I’d drive down, and there she’d be, sitting at the easel, trying to get her
watercolors to make that sunset. She struggled with the colors. Too often, she
said, they’d look like blood. As if there was something inside her, wildly
signaling to be let out.” Collins was standing only ten feet from Janson, but
his voice was far away. He stood with his hands in his pockets, looking out at
the slowly darkening bay. “She loved watching the birds, too. She didn’t think
she could paint them, but she loved watching them. You see that one near the
Osage orange tree? Pearl gray, white undersides, black mask like a raccoon
around the eyes?”
It was about the size of a robin, leaping from one perch to another.
“That’s a loggerhead shrike,” Collins said. “One of the local birds. She thought
it was pretty. Lanius ludovicianus.”
“Better known as the butcher bird,” Janson said.
The bird trilled its two-note call.
“Figures, you know,” Collins said. “It’s unusual, isn’t it, because it preys on
other birds. But check it out. It doesn’t have any talons. That’s the beauty
part. It takes advantage of its surroundings—impales its prey on a thorn or
barbed wire before it rips it apart. It doesn’t need much by way of claws. It
knows that the world is filled with surrogate claws. Use what’s there.” The bird
emitted a harsh, thrasher-like note and fluttered off.
Collins turned and looked at Janson. “Why don’t you come inside?”
“Aren’t you going to frisk me?” Janson asked, in a tone of indifference. He was
surprised at how unruffled Collins seemed, and was determined to match his calm.

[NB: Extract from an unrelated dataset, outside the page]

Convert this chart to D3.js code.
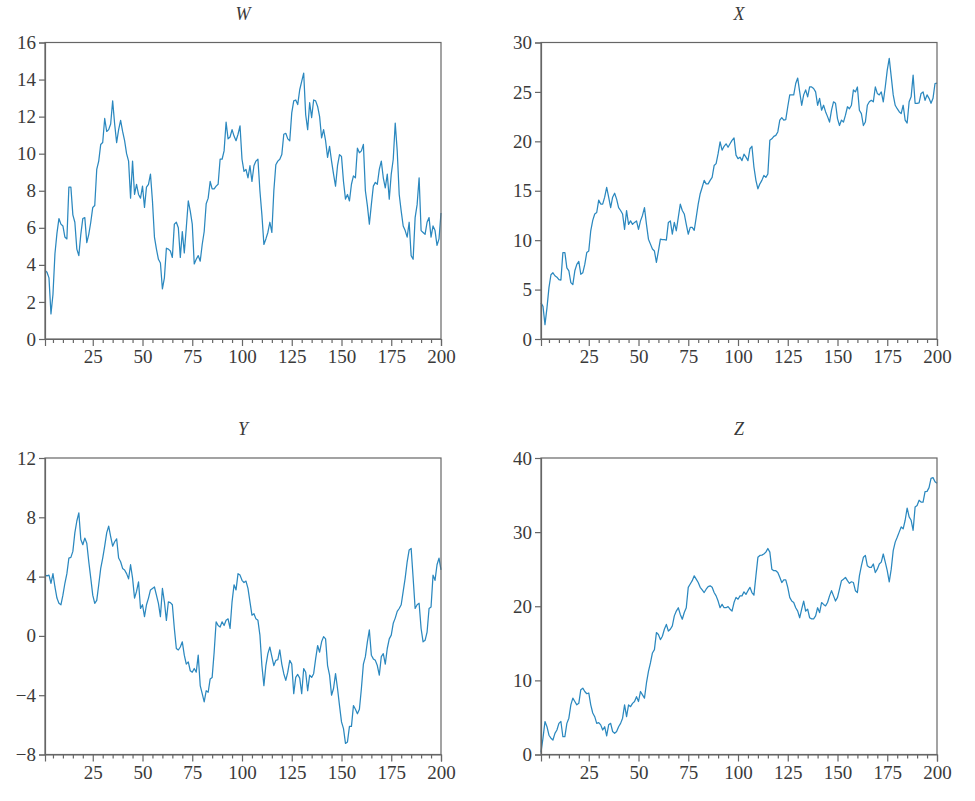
<!DOCTYPE html>
<html><head><meta charset="utf-8">
<script src="https://cdn.jsdelivr.net/npm/d3@7"></script>
<style>body{margin:0;background:#fff}</style>
</head><body><svg id="c" width="975" height="801"></svg>
<script>
const xIndex = d3.range(1, 201);
const titles = ["W", "X", "Y", "Z"];
const wValues = [3.7,3.6,3.3,1.35,2.4,4.6,5.7,6.5,6.2,6.1,
5.5,5.4,8.2,8.2,6.7,6.3,4.85,4.5,5.65,6.5,
6.55,5.2,5.65,6.3,7.1,7.2,9.15,9.6,10.5,10.6,
11.9,11.2,11.3,11.6,12.85,11.6,10.6,11.3,11.8,11.2,
10.7,10.0,9.6,7.6,9.6,7.8,8.35,7.8,7.6,8.25,
7.1,8.2,8.35,8.9,7.45,5.5,4.85,4.3,4.1,2.7,
3.3,4.9,4.85,4.75,4.4,6.2,6.3,6.0,4.4,5.8,
4.65,6.0,7.45,6.9,6.2,4.05,4.3,4.5,4.2,5.1,
5.8,7.3,7.6,8.5,8.1,8.1,8.25,8.35,9.7,9.7,
10.15,11.7,10.8,10.9,11.3,10.95,10.7,11.05,11.5,9.7,
9.05,9.15,8.7,9.35,8.5,9.35,9.6,9.7,8.0,6.7,
5.1,5.4,5.75,6.3,5.75,8.0,9.4,9.6,9.7,9.95,
11.05,11.1,10.8,10.7,12.2,12.85,12.9,12.65,13.45,13.9,
14.35,12.1,11.3,12.75,11.95,12.9,12.85,12.55,12.0,10.85,
11.3,10.7,9.8,10.4,9.6,8.9,8.25,9.35,9.95,9.85,
8.5,7.55,7.8,7.45,8.35,8.8,8.7,10.3,10.05,10.15,
10.5,8.0,7.2,6.2,7.25,8.25,8.45,8.35,9.15,9.6,
8.7,8.15,8.9,7.55,8.9,9.7,11.65,10.15,7.8,6.9,
6.1,5.85,5.5,6.3,4.5,4.3,6.55,7.25,8.7,5.85,
5.75,5.65,6.3,6.55,5.5,6.1,5.85,5.05,5.4,6.8];
const xValues = [3.65,3.3,1.45,3.15,5.2,6.5,6.7,6.4,6.25,6.0,
5.95,8.75,8.75,7.2,6.9,5.7,5.5,6.9,7.55,7.85,
6.55,6.7,7.55,8.75,8.9,10.95,12.0,12.65,12.8,14.05,
13.65,13.65,14.35,15.35,14.35,13.3,14.35,14.75,14.15,13.3,
13.0,12.65,11.1,13.0,11.6,11.95,11.6,11.8,11.95,11.1,
11.95,12.5,13.3,11.6,10.1,9.6,9.1,8.9,7.75,8.9,
10.1,10.05,10.05,10.0,11.8,11.95,10.6,11.8,10.95,12.3,
13.65,13.0,12.65,11.6,10.6,11.3,11.3,11.0,12.3,13.65,
14.7,15.35,16.05,15.7,15.7,16.05,16.35,17.55,17.75,18.75,
19.95,19.1,19.5,19.75,19.4,19.75,20.1,20.35,18.6,18.25,
18.4,18.05,18.7,18.4,18.05,19.25,19.5,17.4,16.05,15.2,
15.7,16.05,16.55,16.35,16.7,20.1,20.25,20.5,20.6,20.95,
22.15,22.4,22.15,22.2,23.5,24.7,24.7,24.7,25.85,26.4,
25.0,23.65,24.7,25.2,24.5,25.5,25.5,25.35,25.0,23.65,
24.35,23.15,23.65,23.0,22.5,21.95,23.15,24.0,23.85,22.3,
21.6,22.15,21.95,22.65,23.5,23.3,23.65,25.2,25.0,25.5,
23.15,22.8,21.6,21.95,23.65,24.0,24.15,24.0,25.5,24.85,
24.7,25.0,24.0,25.5,27.2,28.4,26.55,24.7,23.65,23.3,
23.0,22.8,23.65,22.15,21.85,24.0,24.5,26.7,23.85,23.85,
23.9,24.85,25.0,24.15,24.7,24.35,23.85,24.35,25.85,25.9];
const yValues = [4.1,4.05,4.1,3.55,4.2,3.3,2.55,2.2,2.1,2.75,
3.55,4.2,5.25,5.3,5.7,6.95,7.75,8.3,6.5,6.15,
6.6,6.25,5.0,3.9,2.75,2.2,2.4,3.45,4.55,5.25,
6.05,6.95,7.4,6.7,6.05,6.35,6.55,5.25,5.0,4.55,
4.45,4.2,3.85,4.8,3.9,2.55,3.0,3.65,1.85,2.1,
1.3,2.1,2.55,3.1,3.2,3.3,2.75,2.2,1.3,3.2,
2.3,1.05,2.3,2.25,2.1,0.5,-0.85,-0.95,-0.75,-0.4,
-1.3,-1.9,-1.75,-2.35,-2.45,-2.2,-2.45,-1.3,-3.35,-3.9,
-4.45,-3.7,-3.8,-2.9,-2.8,-1.1,0.95,0.7,0.6,0.95,
0.7,1.05,1.15,0.5,2.3,3.45,3.1,4.2,4.1,3.75,
3.6,3.7,3.2,2.3,1.4,1.5,1.15,1.05,0.05,-2.0,
-3.35,-2.0,-1.2,-0.75,-1.4,-2.0,-1.65,-1.6,-0.95,-1.9,
-2.55,-3.0,-2.45,-1.65,-1.9,-3.9,-2.8,-2.6,-2.85,-3.9,
-2.2,-2.45,-3.7,-2.65,-2.8,-2.55,-1.55,-0.65,-1.1,-0.4,
-0.05,-0.2,-2.0,-2.65,-4.0,-3.55,-2.55,-3.55,-4.7,-5.8,
-6.25,-7.25,-7.15,-6.1,-6.1,-4.7,-4.95,-5.25,-4.95,-3.55,
-1.9,-1.4,-0.4,0.4,-1.3,-1.55,-1.65,-2.0,-2.65,-1.4,
-1.2,-1.9,-0.85,-0.2,0.05,0.85,1.2,1.65,1.85,2.1,
3.0,3.9,5.0,5.8,5.9,3.9,1.85,2.1,2.2,0.5,
-0.4,-0.3,0.25,1.85,1.95,4.1,3.75,4.8,5.25,4.45];
const zValues = [0.3,2.2,4.45,3.75,2.6,2.2,1.95,2.85,3.3,4.2,
4.45,2.4,2.4,4.2,4.9,6.7,7.6,7.15,6.7,6.9,
8.75,8.95,8.5,8.2,8.3,6.7,5.6,5.1,4.2,4.3,
4.0,3.3,3.75,2.5,4.0,4.2,3.1,2.85,3.1,3.75,
4.2,4.9,6.7,5.1,6.7,6.45,6.9,7.15,7.8,7.15,
8.5,8.05,7.6,9.65,11.2,12.35,13.7,14.15,16.45,16.2,
15.5,15.95,16.9,17.55,16.65,16.9,17.35,18.7,19.35,19.8,
18.9,18.25,19.15,19.8,22.55,23.0,23.45,24.1,23.65,23.2,
22.55,22.2,21.85,22.3,22.65,22.75,22.55,21.85,21.4,20.7,
19.8,20.25,19.8,19.8,19.95,19.6,19.35,20.5,21.2,20.95,
21.4,21.4,21.95,21.6,22.1,22.55,21.85,21.5,24.1,26.6,
26.85,26.9,27.05,27.3,27.8,27.3,25.0,24.8,24.8,24.55,
23.9,23.2,23.55,23.55,22.55,21.2,20.7,20.5,19.8,19.35,
18.45,19.6,20.7,19.35,19.6,18.45,18.3,18.3,18.7,19.8,
19.15,20.5,20.25,20.05,20.5,21.4,22.1,21.4,20.7,21.2,
22.3,23.45,23.65,23.9,23.45,23.1,23.3,23.2,22.1,21.85,
24.1,25.45,26.6,26.85,25.45,25.25,25.25,25.7,24.55,25.0,
25.7,25.95,27.05,25.95,24.8,23.3,25.0,27.5,28.65,29.3,
30.0,30.7,30.45,31.6,33.25,32.05,31.6,30.25,33.4,33.6,
34.3,34.05,34.05,35.45,35.5,36.0,37.25,37.35,36.8,36.6];
const wTicks = [0,2,4,6,8,10,12,14,16];
const xTicks = [0,5,10,15,20,25,30];
const yTicks = [-8,-4,0,4,8,12];
const zTicks = [0,10,20,30,40];
const xMajorTicks = [25,50,75,100,125,150,175,200];
const xMinorTicks = [5,10,15,20,30,35,40,45,55,60,65,70,80,85,90,95,105,110,115,120,130,135,140,145,155,160,165,170,180,185,190,195];

const series = [wValues, xValues, yValues, zValues];
const tickSets = [wTicks, xTicks, yTicks, zTicks];
const lefts = [45, 541, 45, 541];
const tops = [42.5, 42.5, 458, 458];
const PW = 396, PH = 296.5;
const FONT = "'Liberation Serif','Times New Roman',serif";
const INK = "#3a3a3a";
const FRAME = "#666";
const LINE = "#2b88bf";

const svg = d3.select("#c");
svg.append("rect").attr("width",975).attr("height",801).attr("fill","#fff");

series.forEach((vals, k) => {
  const ticks = tickSets[k];
  const g = svg.append("g").attr("transform", `translate(${lefts[k]},${tops[k]})`);
  const x = d3.scaleLinear().domain([1, 200]).range([0, PW]);
  const y = d3.scaleLinear().domain([ticks[0], ticks[ticks.length-1]]).range([PH, 0]);

  // line
  g.append("path")
    .datum(vals.map((v,i)=>[xIndex[i], v]))
    .attr("fill","none").attr("stroke",LINE).attr("stroke-width",1.25)
    .attr("stroke-linejoin","round")
    .attr("d", d3.line().x(d=>x(d[0])).y(d=>y(d[1])));

  // frame
  g.append("rect").attr("x",0).attr("y",0).attr("width",PW).attr("height",PH)
    .attr("fill","none").attr("stroke",FRAME).attr("stroke-width",1.2);

  // y axis
  const ya = g.append("g").call(d3.axisLeft(y).tickValues(ticks).tickSize(6).tickPadding(3).tickFormat(d3.format("d")));
  ya.select(".domain").attr("stroke",FRAME).attr("stroke-width",1.2);
  ya.selectAll(".tick line").attr("stroke",FRAME).attr("stroke-width",1.2);
  ya.selectAll("text").attr("fill",INK).style("font-family",FONT).style("font-size","19px");

  // x minor ticks
  const xm = g.append("g").attr("transform",`translate(0,${PH})`)
    .call(d3.axisBottom(x).tickValues(xMinorTicks).tickSize(4).tickFormat(""));
  xm.select(".domain").remove();
  xm.selectAll(".tick line").attr("stroke",FRAME).attr("stroke-width",1.2);
  // x major ticks
  const xa = g.append("g").attr("transform",`translate(0,${PH})`)
    .call(d3.axisBottom(x).tickValues(xMajorTicks).tickSize(7).tickPadding(4).tickFormat(d3.format("d")));
  xa.select(".domain").attr("stroke",FRAME).attr("stroke-width",1.2);
  xa.selectAll(".tick line").attr("stroke",FRAME).attr("stroke-width",1.2);
  xa.selectAll("text").attr("fill",INK).style("font-family",FONT).style("font-size","19px");

  // title
  g.append("text").attr("x",PW/2).attr("y",-23)
    .attr("text-anchor","middle").attr("fill",INK)
    .style("font-family",FONT).style("font-style","italic").style("font-size","18px")
    .text(titles[k]);
});
</script></body></html>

“See what weapons I might have on me?”
Collins laughed, and his solemnity broke for a moment. “Janson, you are a
weapon,” he said. “What am I supposed to do, amputate all your limbs and put you
in a vitrine?” He shook his head. “You forget how well I know you. Besides, I’m
looking at somebody who has folded his arms beneath a jacket, and that bulge a
foot below his shoulder is quite likely a handgun, aimed at me. I’m guessing you
took it off of Ambrose. Young kid, reasonably well trained, but not the sharpest
knife in the drawer.”
Janson said nothing but kept his finger on the trigger. The M9 would shoot
easily through the fabric of his jacket: Collins was a mere finger twitch from
death and he knew it.
“Come along,” Collins said. “We’ll walk together. A peaceable dyad of
vulnerability. A two-man demonstration of mutual assured destruction, and the
deep comfort the balance of terror can bring.”
Janson said nothing. Collins was not a field agent; he was no less lethal in his
way, but through more mediated channels. Together, they traipsed over a
boardwalk of silvery, weathered cedar and into Collins’s house. It was a classic
seaside cottage, probably of early twentieth-century construction: weathered
shingles, small dormers on the second floor. Nothing that would attract much
attention, not at a casual glance, anyway.